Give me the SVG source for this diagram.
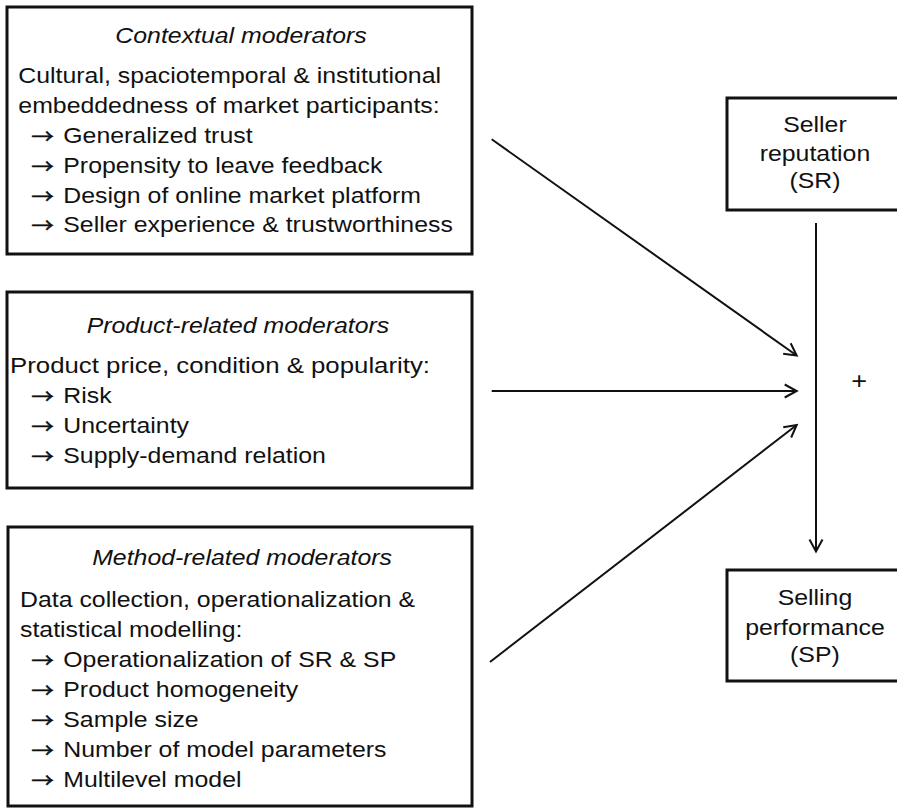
<svg xmlns="http://www.w3.org/2000/svg" width="897" height="809" viewBox="0 0 897 809">
<style>
.box{fill:#fff;stroke:#111;stroke-width:3}
.t{font-family:"Liberation Sans",Arial,sans-serif;font-size:22px;fill:#111}
.ti{font-style:italic;text-anchor:middle}
.c{text-anchor:middle}
.ar{font-family:"Noto Sans CJK JP","DejaVu Sans",sans-serif;font-size:20px;stroke:#111;stroke-width:0.5}
.con{stroke:#111;stroke-width:2;fill:none}
</style>
<defs>
<marker id="ah" markerUnits="userSpaceOnUse" markerWidth="20" markerHeight="20" viewBox="-14 -10 16 20" refX="0" refY="0" orient="auto">
<path d="M-12,-6.5 L0,0 L-12,6.5" fill="none" stroke="#111" stroke-width="2"/>
</marker>
</defs>
<rect width="897" height="809" fill="#fff"/>
<g id="contextual">
<rect class="box" x="7" y="7" width="465" height="247"/>
<g class="t" transform="scale(1.13,1)">
<text class="ti" x="213.3" y="43">Contextual moderators</text>
<text x="16.2" y="83.5">Cultural, spaciotemporal &amp; institutional</text>
<text x="16.2" y="113.3">embeddedness of market participants:</text>
<text x="56" y="143.1">Generalized trust</text>
<text x="56" y="172.9">Propensity to leave feedback</text>
<text x="56" y="202.7">Design of online market platform</text>
<text x="56" y="232.5">Seller experience &amp; trustworthiness</text>
<text class="ar" x="27.6" y="144.1">→</text>
<text class="ar" x="27.6" y="173.9">→</text>
<text class="ar" x="27.6" y="203.7">→</text>
<text class="ar" x="27.6" y="233.5">→</text>
</g>
</g>
<g id="product">
<rect class="box" x="7" y="292" width="465" height="196"/>
<g class="t" transform="scale(1.13,1)">
<text class="ti" x="210.6" y="333.3">Product-related moderators</text>
<text x="8.85" y="373.3" textLength="371.7" lengthAdjust="spacingAndGlyphs">Product price, condition &amp; popularity:</text>
<text x="56" y="403.3">Risk</text>
<text x="56" y="433.3">Uncertainty</text>
<text x="56" y="463.3">Supply-demand relation</text>
<text class="ar" x="27.6" y="404.3">→</text>
<text class="ar" x="27.6" y="434.3">→</text>
<text class="ar" x="27.6" y="464.3">→</text>
</g>
</g>
<g id="method">
<rect class="box" x="8" y="527" width="464" height="279"/>
<g class="t" transform="scale(1.13,1)">
<text class="ti" x="214.2" y="565">Method-related moderators</text>
<text x="17.7" y="606.7">Data collection, operationalization &amp;</text>
<text x="17.7" y="636.7">statistical modelling:</text>
<text x="56" y="666.7">Operationalization of SR &amp; SP</text>
<text x="56" y="696.7">Product homogeneity</text>
<text x="56" y="726.7">Sample size</text>
<text x="56" y="756.7">Number of model parameters</text>
<text x="56" y="786.7">Multilevel model</text>
<text class="ar" x="27.6" y="667.7">→</text>
<text class="ar" x="27.6" y="697.7">→</text>
<text class="ar" x="27.6" y="727.7">→</text>
<text class="ar" x="27.6" y="757.7">→</text>
<text class="ar" x="27.6" y="787.7">→</text>
</g>
</g>
<g id="sr">
<rect class="box" x="727" y="98" width="180" height="112"/>
<g class="t c" transform="scale(1.13,1)">
<text x="721.2" y="131.7">Seller</text>
<text x="721.2" y="161">reputation</text>
<text x="721.2" y="188.3">(SR)</text>
</g>
</g>
<g id="sp">
<rect class="box" x="727" y="570" width="180" height="111"/>
<g class="t c" transform="scale(1.13,1)">
<text x="721.2" y="605">Selling</text>
<text x="721.2" y="635">performance</text>
<text x="721.2" y="662.3">(SP)</text>
</g>
</g>
<g id="connectors">
<line class="con" x1="816" y1="223" x2="816" y2="551.5" marker-end="url(#ah)"/>
<line class="con" x1="491.7" y1="139.3" x2="796.7" y2="355.5" marker-end="url(#ah)"/>
<line class="con" x1="491.7" y1="391" x2="796.7" y2="391" marker-end="url(#ah)"/>
<line class="con" x1="490" y1="662" x2="796.7" y2="425" marker-end="url(#ah)"/>
<g class="t c" transform="scale(1.13,1)"><text x="760.4" y="389" style="font-size:24px">+</text></g>
</g>
</svg>
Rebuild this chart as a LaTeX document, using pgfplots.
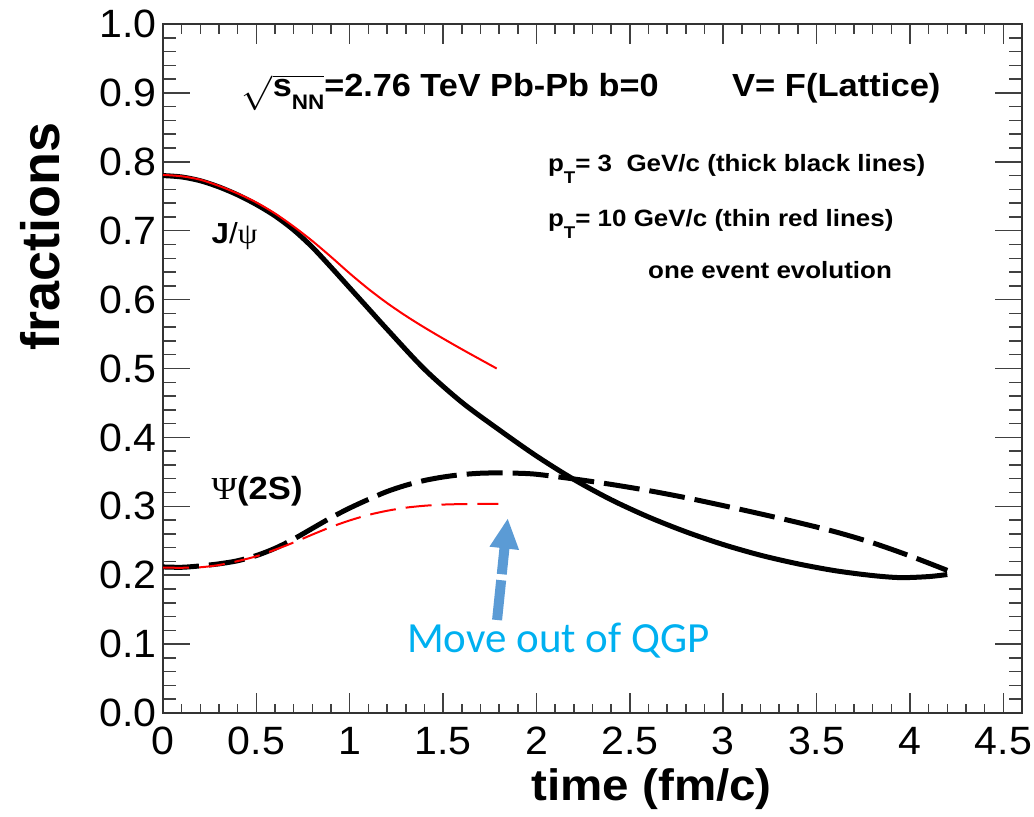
\documentclass[border=0pt]{standalone}
\usepackage{fontspec}
\setmainfont{Liberation Sans}
\newfontfamily\calfont{Carlito}
\newfontfamily\serfont{Liberation Serif}
\usepackage{pgfplots}
\pgfplotsset{compat=1.18}
\definecolor{qgpblue}{RGB}{0,176,240}
\definecolor{arrowblue}{RGB}{91,155,213}
\begin{document}
\begin{tikzpicture}[txt/.style={inner sep=0pt, outer sep=0pt}]
\begin{axis}[
  at={(0,0)}, anchor=south west, scale only axis,
  width=429.5pt, height=344.5pt,
  xmin=0, xmax=4.6, ymin=0, ymax=1,
  clip=false,
  xtick={0,0.5,1,1.5,2,2.5,3,3.5,4,4.5},
  ytick={0,0.1,0.2,0.3,0.4,0.5,0.6,0.7,0.8,0.9,1.0},
  minor x tick num=4, minor y tick num=4,
  tick align=inside,
  axis line style={line width=0.9pt, black!80},
  tick style={line width=0.75pt, black!75},
  major tick length=13.5pt, minor tick length=6.5pt,
  every major x tick/.append style={/pgfplots/major tick length=10pt},
  every minor x tick/.append style={/pgfplots/minor tick length=4.75pt},
  /pgf/number format/assume math mode=true,
  tick label style={font=\fontsize{19.75}{22}\selectfont},
  yticklabel style={/pgf/number format/fixed, /pgf/number format/fixed zerofill, /pgf/number format/precision=1, inner sep=0pt, anchor=east, xshift=-3pt, xscale=1.04},
  xticklabel style={inner sep=0pt, anchor=north, yshift=-7pt, xscale=1.04},
]
% J/psi, pT = 3 GeV/c (thick black)
\addplot[black, line width=2.5pt, smooth] coordinates {
 (0,0.780) (0.1,0.778) (0.2,0.7725) (0.3,0.7635) (0.4,0.752) (0.5,0.738) (0.6,0.7215)
 (0.7,0.701) (0.8,0.676) (0.9,0.647) (1.0,0.617) (1.1,0.587) (1.2,0.557) (1.4,0.499)
 (1.6,0.451) (1.8,0.411) (2.0,0.373) (2.2,0.339) (2.4,0.3095) (2.6,0.2845) (2.8,0.263)
 (3.0,0.2445) (3.2,0.229) (3.4,0.2165) (3.6,0.2065) (3.8,0.1995) (3.95,0.1965) (4.1,0.198) (4.2,0.201)};
% J/psi, pT = 10 GeV/c (thin red)
\addplot[red, line width=1pt, smooth] coordinates {
 (0,0.781) (0.1,0.779) (0.2,0.774) (0.3,0.765) (0.4,0.754) (0.5,0.741) (0.6,0.725)
 (0.7,0.706) (0.8,0.685) (0.9,0.662) (1.0,0.638) (1.1,0.6155) (1.2,0.595) (1.3,0.5765)
 (1.4,0.5595) (1.5,0.5435) (1.6,0.528) (1.7,0.513) (1.787,0.500)};
% psi(2S), pT = 3 GeV/c
\addplot[black, line width=2.5pt, smooth, dash pattern=on 18pt off 5pt] coordinates {
 (0,0.212) (0.1,0.2115) (0.2,0.2135) (0.3,0.2165) (0.4,0.221) (0.5,0.2285) (0.6,0.239)
 (0.7,0.2525) (0.8,0.268) (0.9,0.2835) (1.0,0.2975) (1.1,0.310) (1.2,0.3215) (1.3,0.3305)
 (1.4,0.3375) (1.5,0.3425) (1.6,0.346) (1.7,0.348) (1.8,0.3485) (1.9,0.348) (2.0,0.3465)
 (2.2,0.3397) (2.4,0.3318) (2.6,0.3228) (2.8,0.3125) (3.0,0.301) (3.2,0.289) (3.4,0.2765)
 (3.6,0.263) (3.8,0.247) (4.0,0.228) (4.2,0.207)};
% psi(2S), pT = 10 GeV/c
\addplot[red, line width=1pt, smooth, dash pattern=on 13pt off 5pt] coordinates {
 (0,0.211) (0.1,0.2108) (0.2,0.2115) (0.3,0.2148) (0.4,0.2205) (0.5,0.2275) (0.6,0.237)
 (0.7,0.2475) (0.8,0.259) (0.9,0.270) (1.0,0.2795) (1.1,0.2875) (1.2,0.2935) (1.3,0.298)
 (1.4,0.3008) (1.5,0.3025) (1.6,0.3032) (1.7,0.3034) (1.796,0.3034)};

% texts
\node[txt, anchor=base west, xscale=1.07, font=\fontsize{16}{19}\selectfont\bfseries] at (axis cs:0.423,0.8945)
  {$\sqrt{\mbox{\bfseries s\raisebox{-6.5pt}{\fontsize{10.5}{12}\selectfont NN}}}$=2.76 TeV Pb-Pb b=0};
\node[txt, anchor=base west, xscale=1.08, font=\fontsize{16}{19}\selectfont\bfseries] at (axis cs:3.048,0.8945) {V= F(Lattice)};
\node[txt, anchor=base west, xscale=1.1, font=\fontsize{11.8}{14}\selectfont\bfseries] at (axis cs:2.062,0.7856)
  {p\raisebox{-6pt}{\fontsize{8.5}{10}\selectfont T}= 3~~GeV/c (thick black lines)};
\node[txt, anchor=base west, xscale=1.1, font=\fontsize{11.8}{14}\selectfont\bfseries] at (axis cs:2.062,0.7054)
  {p\raisebox{-6pt}{\fontsize{8.5}{10}\selectfont T}= 10 GeV/c (thin red lines)};
\node[txt, anchor=base west, xscale=1.1, font=\fontsize{11.8}{14}\selectfont\bfseries] at (axis cs:2.598,0.6313)
  {one event evolution};
\node[txt, anchor=base west, xscale=1.08, font=\fontsize{14.5}{17}\selectfont] at (axis cs:0.261,0.682)
  {\textbf{J}/{\serfont ψ}};
\node[txt, anchor=base west, xscale=1.08, font=\fontsize{16}{19}\selectfont] at (axis cs:0.261,0.3106)
  {{\serfont Ψ}\textbf{(2S)}};
\node[txt, anchor=base, xscale=1.08, font=\fontsize{22}{26}\selectfont\bfseries] at (axis cs:2.617,-0.1277) {time (fm/c)};
\node[txt, anchor=base, rotate=90, font=\fontsize{27}{32}\selectfont\bfseries] at (axis cs:-0.5517,0.6916) {fractions};

% annotation arrow
\draw[arrowblue, line width=5pt, dash pattern=on 20pt off 3pt] (axis cs:1.789,0.135) -- (axis cs:1.829,0.2405);
\fill[arrowblue] (axis cs:1.748,0.2414) -- (axis cs:1.846,0.2816) -- (axis cs:1.907,0.2366) -- cycle;
\node[txt, anchor=base west, text=qgpblue, font=\calfont\fontsize{21.5}{25}\selectfont] at (axis cs:1.307,0.0871) {Move out of QGP};
\end{axis}
\pgfresetboundingbox
\path[use as bounding box] (-81.5pt,-51.5pt) rectangle (435.5pt,356.5pt);
\end{tikzpicture}
\end{document}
===
What is being asked >>
Search the data for "this". Copy every line that has it.

Final answer >>
Give me the SVG source for this diagram.
Rebuild this chart as a LaTeX document, using pgfplots.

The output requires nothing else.